Portable device for automated diagnosis of refractive errors

 Daryl Lim, Nicholas J. Durr, E. Lage, E. Addalsteinson (Consortium PI)

Grant code: —

Awardee Organization: MIT, New England College of Optometry, CSIC

Public Health Relevance Statement: —

Project Start Date: January 2012

Project End Date: June 2014

Total Funding: 300,000 €

MEDIC Personnel included in the grant / Role: Dr. Eduardo Lage / Investigator / Technical Responsible

Abstract Text: There is a need for reducing the prevalence of visual impairment due to uncorrected refractive errors by increasing accessibility to accurate eye tests.

Uncorrected refractive errors (URE), myopia, hyperopia, astigmatism, are the largest cause of visual impairment globally. It has been estimated that a total of 153 million people suffer from visual impairment due to URE even though significant productivity and quality of life improvements can be gained by treating URE. The tragedy of the situation lies in the high prevalence of visual impairment due to URE despite the fact that treatment for refractive errors, particularly prescription spectacles, is simple and extremely cost-effective. In both developed and developing countries, cost and accessibility of obtaining spectacle prescriptions have been identified as significant barriers to correcting refractive errors. The global shortage of trained refractionists poses major challenges to obtaining accurate spectacle prescriptions because current approaches to measuring refractive correction face a tradeoff between cost and training requirements .

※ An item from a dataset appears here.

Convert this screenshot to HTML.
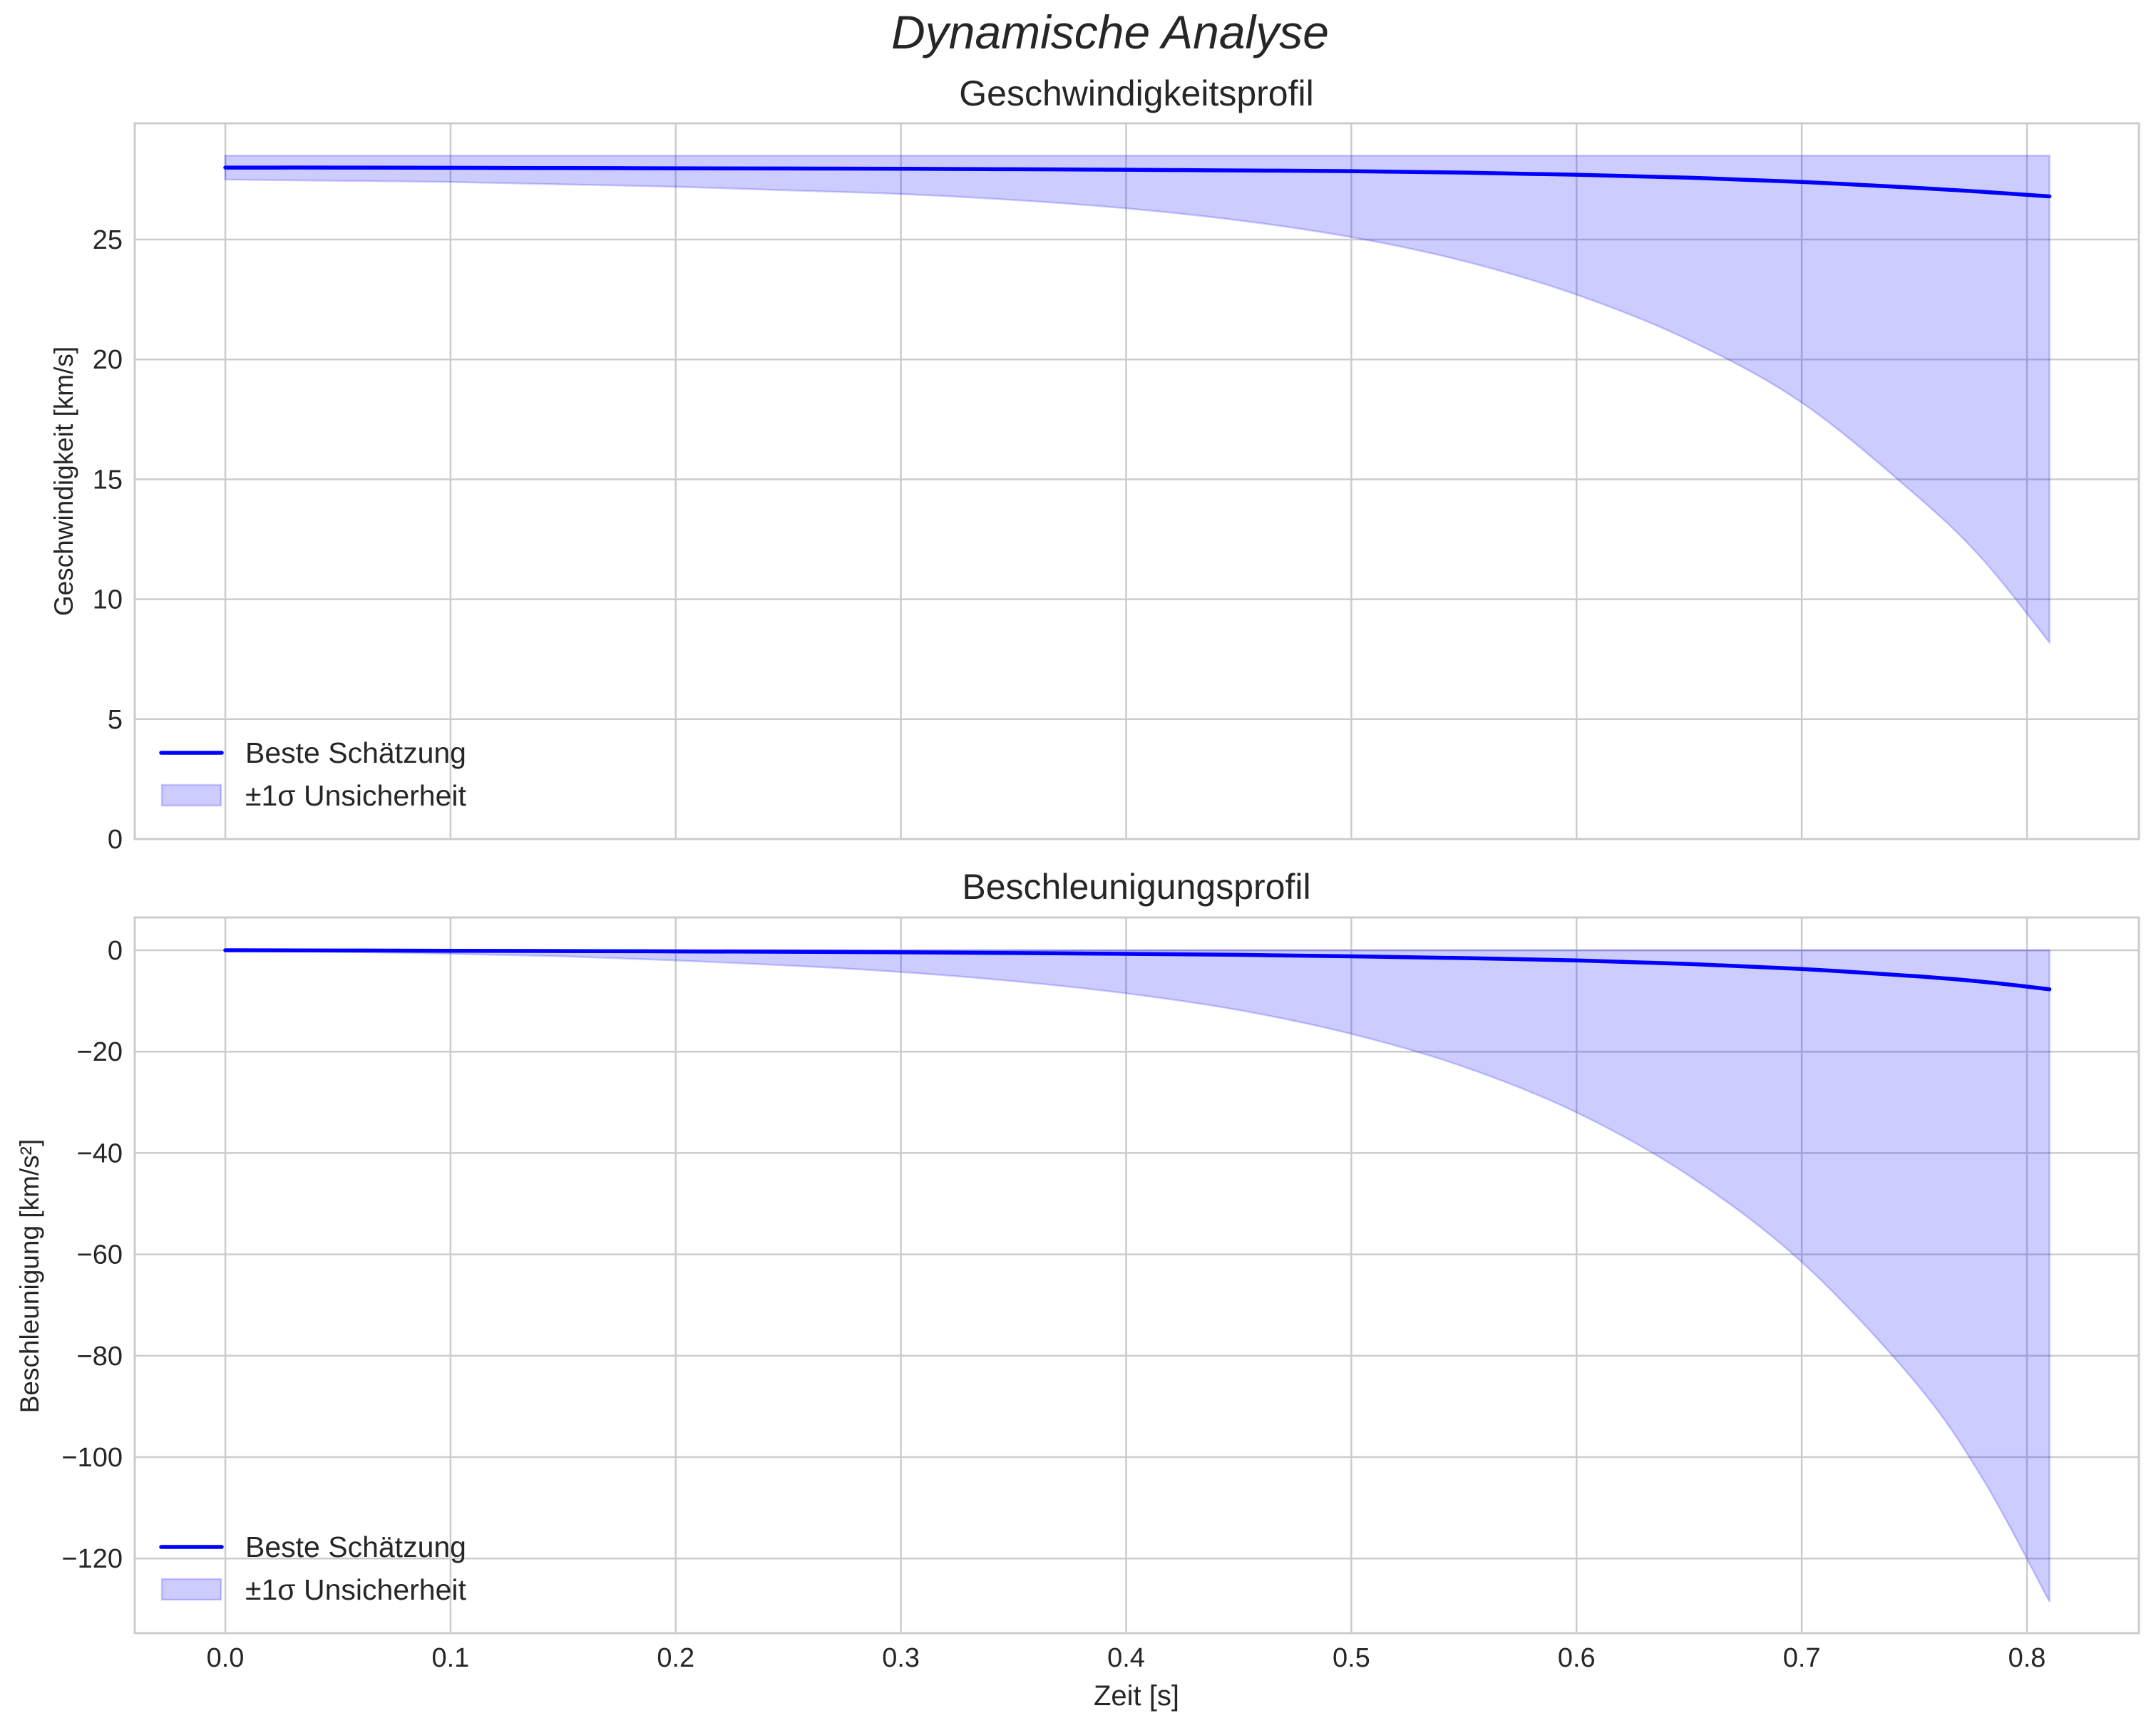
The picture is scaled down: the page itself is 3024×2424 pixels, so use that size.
<!DOCTYPE html>
<html><head><meta charset="utf-8"><style>
html,body{margin:0;padding:0;background:#fff;}
svg{display:block;font-family:"Liberation Sans",sans-serif;}
</style></head><body>
<svg id="fig" width="3024" height="2424" viewBox="0 0 3024 2424" xmlns="http://www.w3.org/2000/svg">
<rect width="3024" height="2424" fill="#fff"/>
<text x="1557" y="68" font-size="66" font-style="italic" text-anchor="middle" fill="#262626">Dynamische Analyse</text>
<text x="1594" y="148" font-size="50" text-anchor="middle" fill="#262626">Geschwindigkeitsprofil</text>
<text x="1594" y="1261" font-size="50" text-anchor="middle" fill="#262626">Beschleunigungsprofil</text>
<text transform="translate(102,675) rotate(-90)" font-size="37" text-anchor="middle" fill="#262626">Geschwindigkeit [km/s]</text>
<text transform="translate(54,1790) rotate(-90)" font-size="37" text-anchor="middle" fill="#262626">Beschleunigung [km/s²]</text>
<text x="1594" y="2392" font-size="40" text-anchor="middle" fill="#262626">Zeit [s]</text>
<g id="p1"></g>
<g id="p2"></g>
</svg>
<script>
const times = [0,0.05,0.1,0.15,0.2,0.25,0.3,0.35,0.4,0.45,0.5,0.55,0.6,0.65,0.7,0.75,0.78,0.81];
const velBest = [28,28,27.99,27.98,27.97,27.96,27.95,27.93,27.91,27.88,27.85,27.79,27.7,27.58,27.4,27.16,26.99,26.8];
const velLower = [27.5,27.45,27.4,27.3,27.2,27.05,26.9,26.65,26.3,25.8,25.1,24.1,22.7,20.8,18.2,14.4,11.7,8.2];
const velUpper = [28.5,28.5,28.5,28.5,28.5,28.5,28.5,28.5,28.5,28.5,28.5,28.5,28.5,28.5,28.5,28.5,28.5,28.5];
const accBest = [0,-0.05,-0.1,-0.15,-0.22,-0.3,-0.4,-0.55,-0.7,-0.9,-1.2,-1.55,-2,-2.7,-3.7,-5.1,-6.2,-7.7];
const accLower = [0,-0.3,-0.7,-1.2,-2,-3,-4.3,-6.1,-8.5,-11.8,-16.5,-23,-32,-44.5,-61.5,-85,-104,-128.5];
const accUpper = [0,0,0,0,0,0,0,0,0,0,0,0,0,0,0,0,0,0];
const xTicks = [0,0.1,0.2,0.3,0.4,0.5,0.6,0.7,0.8];
const velTicks = [0,5,10,15,20,25];
const accTicks = [0,-20,-40,-60,-80,-100,-120];

const NS='http://www.w3.org/2000/svg';
const L=189,R=3000;
const xs=t=>316+t*3158.75;
function mk(g,tag,attrs){const e=document.createElementNS(NS,tag);for(const k in attrs)e.setAttribute(k,attrs[k]);g.appendChild(e);return e;}
function fmt(v){return v<0?'\u2212'+Math.abs(v):String(v);}
function smooth(pts,start){
  let d=start?'M'+pts[0][0]+','+pts[0][1]:'L'+pts[0][0]+','+pts[0][1];
  for(let i=0;i<pts.length-1;i++){
    const p0=pts[Math.max(i-1,0)],p1=pts[i],p2=pts[i+1],p3=pts[Math.min(i+2,pts.length-1)];
    const c1=[p1[0]+(p2[0]-p0[0])/6,p1[1]+(p2[1]-p0[1])/6];
    const c2=[p2[0]-(p3[0]-p1[0])/6,p2[1]-(p3[1]-p1[1])/6];
    d+='C'+c1[0]+','+c1[1]+' '+c2[0]+','+c2[1]+' '+p2[0]+','+p2[1];
  }
  return d;
}
function panel(g,top,bot,ys,yt,best,lo,hi,showX,pfx){
  for(const t of yt){const y=ys(t);
    const l=mk(g,'line',{x1:L,x2:R,y1:y,y2:y,stroke:'#cccccc','stroke-width':2.5});
    
    
    const tx=mk(g,'text',{x:172,y:y+13,'font-size':38,'text-anchor':'end',fill:'#262626'});tx.textContent=fmt(t);
    
    }
  for(const t of xTicks){const x=xs(t);
    const l=mk(g,'line',{x1:x,x2:x,y1:top,y2:bot,stroke:'#cccccc','stroke-width':2.5});
    
    
    if(showX){const tx=mk(g,'text',{x:x,y:bot+47,'font-size':38,'text-anchor':'middle',fill:'#262626'});tx.textContent=t.toFixed(1);
      
      }}
  const up=times.map((t,i)=>[xs(t),ys(hi[i])]);
  const dn=times.map((t,i)=>[xs(t),ys(lo[i])]).reverse();
  const d=smooth(up,true)+smooth(dn,false)+'Z';
  const band=mk(g,'path',{d:d,fill:'rgba(0,0,255,0.2)',stroke:'rgba(0,0,255,0.2)','stroke-width':2.5});
  
  
  const line=mk(g,'path',{d:smooth(times.map((t,i)=>[xs(t),ys(best[i])]),true),fill:'none',stroke:'#0000ff','stroke-width':5.5,'stroke-linecap':'round','stroke-linejoin':'round'});
  
  
  const fr=mk(g,'rect',{x:L,y:top,width:R-L,height:bot-top,fill:'none',stroke:'#cccccc','stroke-width':3});
  
  
  const ly=bot-121;
  const lg=mk(g,'g',{});
  
  
  mk(lg,'line',{x1:226,x2:311,y1:ly,y2:ly,stroke:'#0000ff','stroke-width':5.5,'stroke-linecap':'round'});
  const t1=mk(lg,'text',{x:344,y:ly+14,'font-size':41,fill:'#262626'});t1.textContent='Beste Schätzung';
  
  
  mk(lg,'rect',{x:227,y:ly+45,width:83,height:29,fill:'rgba(0,0,255,0.2)',stroke:'rgba(0,0,255,0.2)','stroke-width':2.5});
  const t2=mk(lg,'text',{x:344,y:ly+74,'font-size':41,fill:'#262626'});t2.textContent='±1σ Unsicherheit';
  
  
}
panel(document.getElementById('p1'),173,1177,v=>1177-v*33.64,velTicks,velBest,velLower,velUpper,false,'velocity');
panel(document.getElementById('p2'),1287,2291,v=>1333-v*7.11,accTicks,accBest,accLower,accUpper,true,'acceleration');
</script>
</body></html>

We propose the development of a portable, low-cost device that provides an automatic prescription for refractive correction that is comparable in accuracy and repeatability to state-of-the-art autorefraction. Autorefraction has been shown to provide accurate and precise prescriptions with minimal training requirements. We believe that a device based on wavefront refraction can provide prescriptions clinically equivalent or superior to autorefraction at reduced cost and with increased reliability. By ensuring that only minimal training requirements are needed to provide accurate prescriptions with the device, we expect to reduce accessibility barriers to obtaining refractive correction.

Development of the device will begin with the construction of a bench top system that reproduces the capability of state-of-the-art wavefront refractors using scientific-grade equipment. By substituting scientific-grade equipment with consumer-grade counterparts, we aim to reduce cost, while maintaining clinically equivalent performance (<0.125 diopters difference) through innovative hardware and software engineering. The team assembled for the project possesses the necessary expertise and motivation to construct a robust, portable, low cost (<USD$200) wavefront refractor for achieving our goal of reducing global prevalence of uncorrected refractive errors.